There's a paperwork side too. The arrangement has to be in writing and cover things like equipment, reimbursement if you use your own laptop, who you report to, working hours, and how you communicate. Most companies handle this with a short annex to the contract. Not a big deal once it's set up, but it's a real obligation, not a handshake.

So far, so clear. Remote work is legal, common, and protected. Where it gets messy is the moment you cross a border.

The grey area: working from abroad

This is where listings start being misleading. A Lithuanian company writing "fully remote" usually means remote from Lithuania. As soon as you sit in another country for more than a few weeks, you walk into tax and legal territory that most HR departments don't want to deal with.

Two things go wrong fast. After 183 days in Lithuania during a calendar year you become a Lithuanian tax resident, and your worldwide income gets taxed here, according to PwC's Worldwide Tax Summaries. The reverse applies if you sit in another country long enough. The second problem is the bigger one. If you work from abroad for a Lithuanian employer, you can create what tax lawyers call a "permanent establishment" risk, which means the foreign tax authority decides the Lithuanian company has a presence there and wants its share. Most employers quietly refuse extended periods abroad for exactly this reason, even when their job ads sound flexible.

Lithuania does have a National Visa (D) option for remote workers and freelancers serving foreign clients. Useful if you're moving here from outside the EU and keeping your existing job, but the income bar is high. You need to show roughly 2.5 times the average Lithuanian gross salary, which is about 5,460 euros a month according to Citizen Remote's 2026 guide. Realistic for senior tech roles, less so for most people.

If you want work that's actually remote from anywhere, your odds are better with foreign employers using an Employer of Record setup, not with local Lithuanian companies. The local market still leans heavily toward "remote means from Lithuania."

What's actually on offer in the local market

Hybrid is the real winner here. Most office-based roles in Vilnius, Kaunas, and increasingly KlaipΔ—da follow a two or three days in the office model. Fully remote roles do exist, especially in IT, fintech, and global service centers, but they're the minority. Lithuania's IT talent pool passed 70,000 specialists by 2023 with about 13% yearly growth, based on the 2024 Gurtam study on the local IT sector. A lot of that growth came with hybrid expectations baked in from day one.

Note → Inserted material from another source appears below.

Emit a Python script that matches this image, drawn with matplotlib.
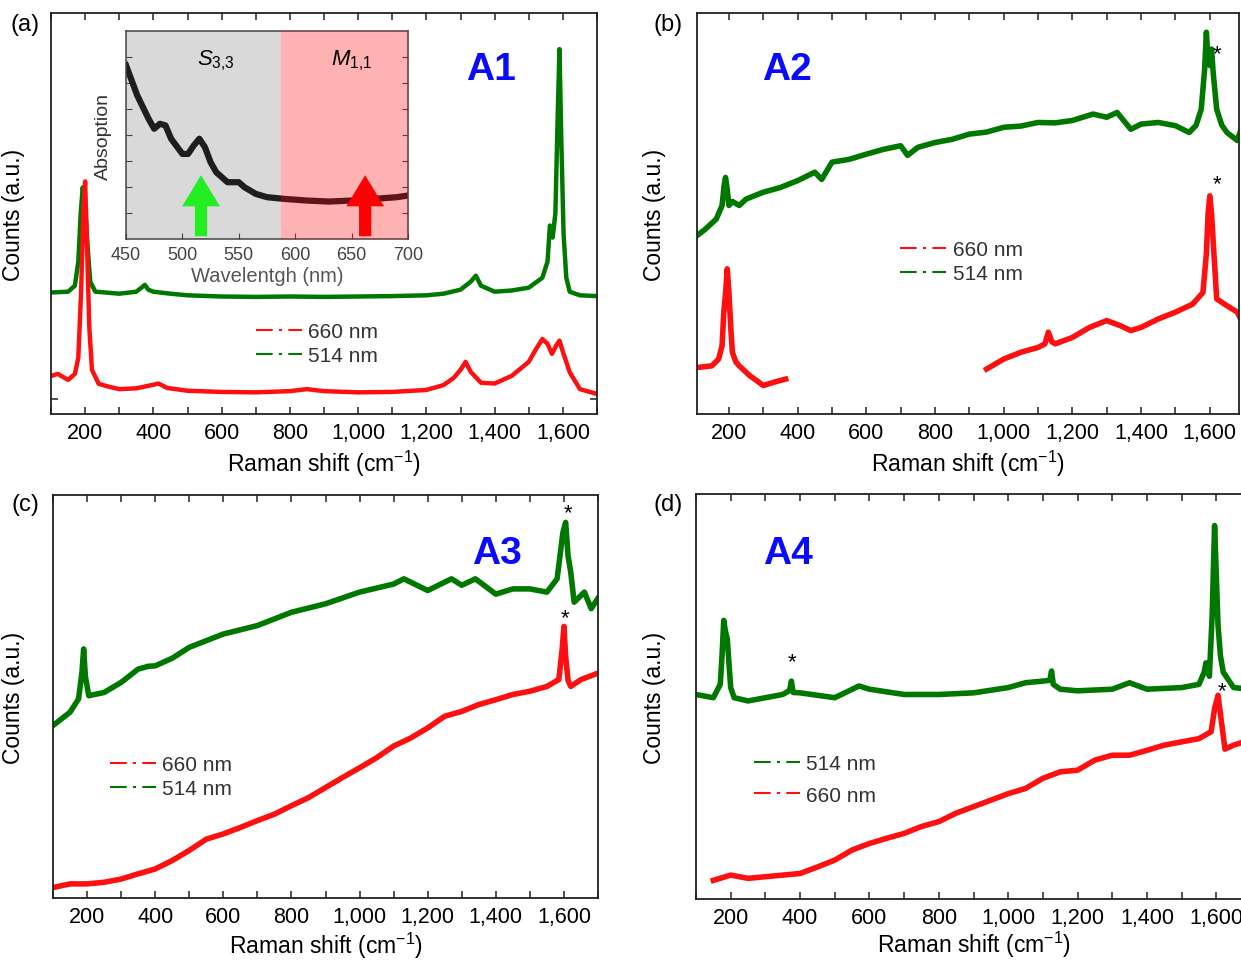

Pay is part of why hybrid stuck. IT salaries in Lithuania climbed from 2,535 euros gross in 2019 to 4,259 euros in the first half of 2025, with Vilnius averaging around 4,700 euros gross, per Work in Lithuania's 2025 wage report. Companies competing for that talent had to offer flexibility, but most still want bodies in the office at least some of the week to keep team culture alive.

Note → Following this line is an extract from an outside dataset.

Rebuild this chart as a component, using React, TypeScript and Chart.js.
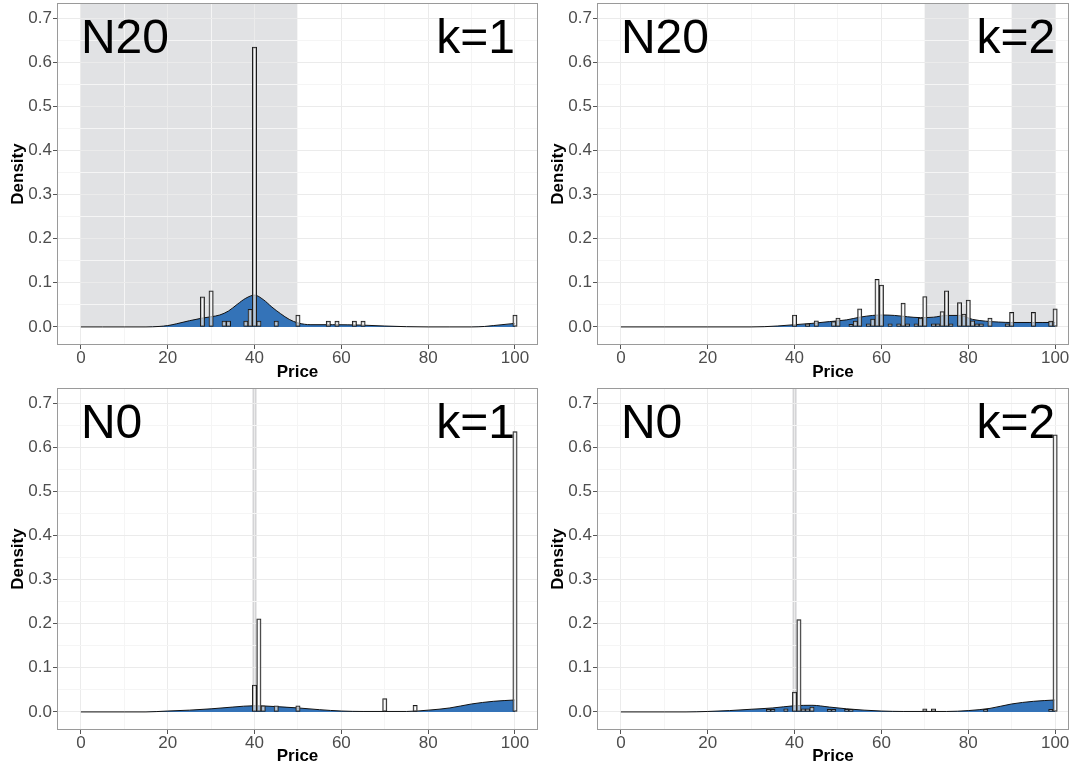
import React, { useEffect, useRef } from 'react';
import { Chart, registerables } from 'chart.js';

Chart.register(...registerables);

// ---------- shared axis ticks ----------
const xTickValues = [0, 10, 20, 30, 40, 50, 60, 70, 80, 90, 100];
const xTickLabels = ['0', '', '20', '', '40', '', '60', '', '80', '', '100'];
const yTickValues = [0, 0.05, 0.1, 0.15, 0.2, 0.25, 0.3, 0.35, 0.4, 0.45, 0.5, 0.55, 0.6, 0.65, 0.7];
const yTickLabels = ['0.0', '', '0.1', '', '0.2', '', '0.3', '', '0.4', '', '0.5', '', '0.6', '', '0.7'];
const xAxisTitle = 'Price';
const yAxisTitle = 'Density';

// ---------- panel 1: N20, k=1 ----------
const p1Tag = 'N20';
const p1K = 'k=1';
const p1BinPrice = [28, 30, 33, 34, 38, 39, 40, 41, 45, 50, 57, 59, 63, 65, 100];
const p1BinDensity = [0.068, 0.082, 0.013, 0.013, 0.013, 0.04, 0.634, 0.013, 0.013, 0.027, 0.013, 0.013, 0.013, 0.013, 0.027];
const p1CurvePrice = [0, 5, 10, 15, 18, 20, 22, 25, 28, 30, 32, 34, 36, 38, 40, 42, 44, 46, 48, 50, 53, 58, 65, 70, 75, 80, 85, 90, 93, 95, 97, 100];
const p1CurveDensity = [0, 0, 0, 0, 0.001, 0.003, 0.007, 0.014, 0.02, 0.023, 0.027, 0.036, 0.051, 0.065, 0.072, 0.062, 0.045, 0.03, 0.017, 0.009, 0.005, 0.005, 0.004, 0.002, 0.0005, 0, 0, 0, 0.001, 0.003, 0.005, 0.008];
const p1Bands = [[0, 50]];
const p1Lines: number[] = [];

// ---------- panel 2: N20, k=2 ----------
const p2Tag = 'N20';
const p2K = 'k=2';
const p2BinPrice = [40, 43, 45, 49, 50, 53, 54, 55, 57, 58, 59, 60, 62, 64, 65, 66, 68, 69, 70, 72, 73, 74, 75, 76, 78, 79, 80, 81, 82, 83, 85, 89, 90, 95, 99, 100];
const p2BinDensity = [0.027, 0.007, 0.014, 0.012, 0.02, 0.006, 0.013, 0.041, 0.007, 0.018, 0.108, 0.095, 0.007, 0.007, 0.054, 0.007, 0.007, 0.02, 0.069, 0.007, 0.007, 0.035, 0.082, 0.007, 0.055, 0.029, 0.061, 0.014, 0.007, 0.007, 0.02, 0.007, 0.033, 0.033, 0.013, 0.041];
const p2CurvePrice = [0, 10, 20, 30, 33, 36, 40, 44, 48, 52, 55, 58, 60, 63, 66, 69, 72, 75, 78, 81, 84, 87, 90, 94, 97, 100];
const p2CurveDensity = [0, 0, 0, 0, 0.0005, 0.002, 0.005, 0.008, 0.012, 0.016, 0.022, 0.026, 0.027, 0.026, 0.023, 0.021, 0.022, 0.026, 0.026, 0.017, 0.013, 0.011, 0.01, 0.01, 0.01, 0.01];
const p2Bands = [[70, 80], [90, 100]];
const p2Lines: number[] = [];

// ---------- panel 3: N0, k=1 ----------
const p3Tag = 'N0';
const p3K = 'k=1';
const p3BinPrice = [40, 41, 42, 45, 50, 70, 77, 100];
const p3BinDensity = [0.061, 0.211, 0.014, 0.014, 0.014, 0.03, 0.015, 0.635];
const p3CurvePrice = [0, 10, 15, 20, 25, 30, 35, 40, 45, 50, 55, 60, 65, 70, 75, 80, 85, 90, 95, 100];
const p3CurveDensity = [0, 0, 0, 0.002, 0.004, 0.007, 0.011, 0.014, 0.012, 0.009, 0.005, 0.002, 0.001, 0.001, 0.001, 0.004, 0.009, 0.018, 0.024, 0.027];
const p3Bands: number[][] = [];
const p3Lines = [40];

// ---------- panel 4: N0, k=2 ----------
const p4Tag = 'N0';
const p4K = 'k=2';
const p4BinPrice = [34, 35, 38, 40, 41, 42, 43, 44, 48, 49, 52, 53, 70, 72, 84, 99, 100];
const p4BinDensity = [0.006, 0.006, 0.007, 0.045, 0.209, 0.007, 0.007, 0.011, 0.006, 0.006, 0.006, 0.006, 0.007, 0.007, 0.006, 0.006, 0.628];
const p4CurvePrice = [0, 10, 15, 20, 25, 30, 35, 40, 44, 48, 52, 56, 60, 65, 70, 75, 80, 85, 90, 95, 100];
const p4CurveDensity = [0, 0, 0, 0.001, 0.003, 0.006, 0.009, 0.014, 0.015, 0.011, 0.007, 0.004, 0.002, 0.001, 0.001, 0.001, 0.003, 0.008, 0.018, 0.024, 0.027];
const p4Bands: number[][] = [];
const p4Lines = [40];

const FONT = '"Liberation Sans", Arial, Helvetica, sans-serif';

type PanelProps = {
  left: number; top: number; width: number; height: number;
  xMax: number; xAxisH: number;
  binPrice: number[]; binDensity: number[];
  curvePrice: number[]; curveDensity: number[];
  bands: number[][]; lines: number[];
  tag: string; k: string;
};

function Panel(p: PanelProps) {
  const ref = useRef<HTMLCanvasElement>(null);
  useEffect(() => {
    const decor = {
      id: 'decor',
      beforeDraw(chart: any) {
        const { ctx, chartArea: a, scales } = chart;
        const x = scales.x, y = scales.y;
        ctx.save();
        ctx.beginPath();
        ctx.rect(a.left, a.top, a.right - a.left, a.bottom - a.top);
        ctx.clip();
        const y0 = y.getPixelForValue(0);
        ctx.fillStyle = '#e1e2e4';
        for (const b of p.bands) {
          const l = x.getPixelForValue(b[0]);
          const r = x.getPixelForValue(b[1]);
          ctx.fillRect(l, a.top, r - l, y0 - a.top);
        }
        ctx.strokeStyle = '#d4d4d6';
        ctx.lineWidth = 4;
        for (const v of p.lines) {
          const px = x.getPixelForValue(v);
          ctx.beginPath();
          ctx.moveTo(px, y0);
          ctx.lineTo(px, a.top);
          ctx.stroke();
        }
        ctx.restore();
      },
      afterDraw(chart: any) {
        const { ctx, chartArea: a, scales } = chart;
        const x = scales.x, y = scales.y;
        ctx.save();
        ctx.strokeStyle = '#9a9a9a';
        ctx.lineWidth = 1;
        ctx.strokeRect(a.left + 0.5, a.top + 0.5, a.right - a.left - 1, a.bottom - a.top - 1);
        ctx.fillStyle = '#000';
        ctx.font = `48px ${FONT}`;
        ctx.textBaseline = 'alphabetic';
        const base = y.getPixelForValue(0.7) + 34.5;
        ctx.textAlign = 'left';
        ctx.fillText(p.tag, x.getPixelForValue(0), base);
        ctx.textAlign = 'right';
        ctx.fillText(p.k, x.getPixelForValue(100), base);
        ctx.restore();
      },
    };

    const chart = new Chart(ref.current as HTMLCanvasElement, {
      type: 'bar',
      data: {
        datasets: [
          {
            type: 'bar',
            data: p.binPrice.map((v, i) => ({ x: v, y: p.binDensity[i] })),
            backgroundColor: 'rgba(255,255,255,0.6)',
            borderColor: '#1a1a1a',
            borderWidth: 1,
            borderSkipped: false,
            barPercentage: 1,
            categoryPercentage: 1,
            grouped: false,
            order: 0,
          } as any,
          {
            type: 'line',
            data: p.curvePrice.map((v, i) => ({ x: v, y: p.curveDensity[i] })),
            fill: 'origin',
            backgroundColor: '#3473b8',
            borderColor: '#111',
            borderWidth: 1,
            pointRadius: 0,
            cubicInterpolationMode: 'monotone',
            order: 1,
          } as any,
        ],
      },
      options: {
        animation: false,
        responsive: false,
        maintainAspectRatio: false,
        layout: { padding: { left: 0, top: 3, right: 2, bottom: 0 } },
        plugins: { legend: { display: false }, tooltip: { enabled: false } },
        scales: {
          x: {
            type: 'linear',
            offset: false,
            min: -5.5,
            max: p.xMax,
            afterBuildTicks: (s: any) => { s.ticks = xTickValues.map((v) => ({ value: v })); },
            afterFit: (s: any) => { s.height = p.xAxisH; s.paddingLeft = 0; s.paddingRight = 0; },
            border: { display: false },
            grid: {
              offset: false,
              color: (c: any) => (c.tick && c.tick.value % 20 === 0 ? '#ebebeb' : '#f5f5f5'),
              lineWidth: 1,
              tickLength: 4,
              tickColor: (c: any) => (c.tick && c.tick.value % 20 === 0 ? '#555' : 'rgba(0,0,0,0)'),
            },
            ticks: {
              autoSkip: false,
              maxRotation: 0,
              padding: -1,
              color: '#4d4d4d',
              font: { family: FONT, size: 17 },
              callback: (_v: any, i: number) => xTickLabels[i],
            },
            title: {
              display: true,
              text: xAxisTitle,
              color: '#000',
              font: { family: FONT, size: 17, weight: 'bold' },
              padding: { top: 0, bottom: 2 },
            },
          },
          y: {
            type: 'linear',
            min: -0.041,
            max: 0.734,
            afterBuildTicks: (s: any) => { s.ticks = yTickValues.map((v) => ({ value: v })); },
            afterFit: (s: any) => { s.width = 57; s.paddingTop = 0; s.paddingBottom = 0; },
            border: { display: false },
            grid: {
              color: (c: any) => (c.tick && Math.round(c.tick.value * 100) % 10 === 0 ? '#ebebeb' : '#f5f5f5'),
              lineWidth: 1,
              tickLength: 4,
              tickColor: (c: any) => (c.tick && Math.round(c.tick.value * 100) % 10 === 0 ? '#555' : 'rgba(0,0,0,0)'),
            },
            ticks: {
              autoSkip: false,
              padding: 1,
              color: '#4d4d4d',
              font: { family: FONT, size: 17 },
              callback: (_v: any, i: number) => yTickLabels[i],
            },
            title: {
              display: true,
              text: yAxisTitle,
              color: '#000',
              font: { family: FONT, size: 17, weight: 'bold' },
              padding: { top: 8, bottom: 0 },
            },
          },
        },
      },
      plugins: [decor],
    } as any);
    return () => chart.destroy();
  }, []);
  return (
    <canvas
      ref={ref}
      width={p.width}
      height={p.height}
      style={{ position: 'absolute', left: p.left, top: p.top, width: p.width, height: p.height }}
    />
  );
}

export default function App() {
  return (
    <div style={{ position: 'absolute', left: 0, top: 0, width: 1071, height: 769, background: '#fff', overflow: 'hidden' }}>
      <Panel left={0} top={0} width={540} height={385} xMax={105.3} xAxisH={40}
        binPrice={p1BinPrice} binDensity={p1BinDensity} curvePrice={p1CurvePrice} curveDensity={p1CurveDensity}
        bands={p1Bands} lines={p1Lines} tag={p1Tag} k={p1K} />
      <Panel left={540} top={0} width={531} height={385} xMax={103.2} xAxisH={40}
        binPrice={p2BinPrice} binDensity={p2BinDensity} curvePrice={p2CurvePrice} curveDensity={p2CurveDensity}
        bands={p2Bands} lines={p2Lines} tag={p2Tag} k={p2K} />
      <Panel left={0} top={385} width={540} height={384} xMax={105.3} xAxisH={39}
        binPrice={p3BinPrice} binDensity={p3BinDensity} curvePrice={p3CurvePrice} curveDensity={p3CurveDensity}
        bands={p3Bands} lines={p3Lines} tag={p3Tag} k={p3K} />
      <Panel left={540} top={385} width={531} height={384} xMax={103.2} xAxisH={39}
        binPrice={p4BinPrice} binDensity={p4BinDensity} curvePrice={p4CurvePrice} curveDensity={p4CurveDensity}
        bands={p4Bands} lines={p4Lines} tag={p4Tag} k={p4K} />
    </div>
  );
}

If you want to filter by what's realistic, you can browse current IT jobs in Lithuania or remote roles based in Lithuania on workwork.lt. Read the descriptions carefully. "Remote" almost always has small print attached, and in Lithuania that small print usually says "from Lithuania."

A final thought

The honest version of remote work here is that the country is open to it, the law supports it, but the market hasn't shaped itself around digital nomads who change countries every three months. It built itself around people who live here, work for someone here, and want a quieter Tuesday morning at home. If that fits your life, you'll have plenty of options. If you wanted Bali, you probably need to find a different kind of employer first and Lithuania second.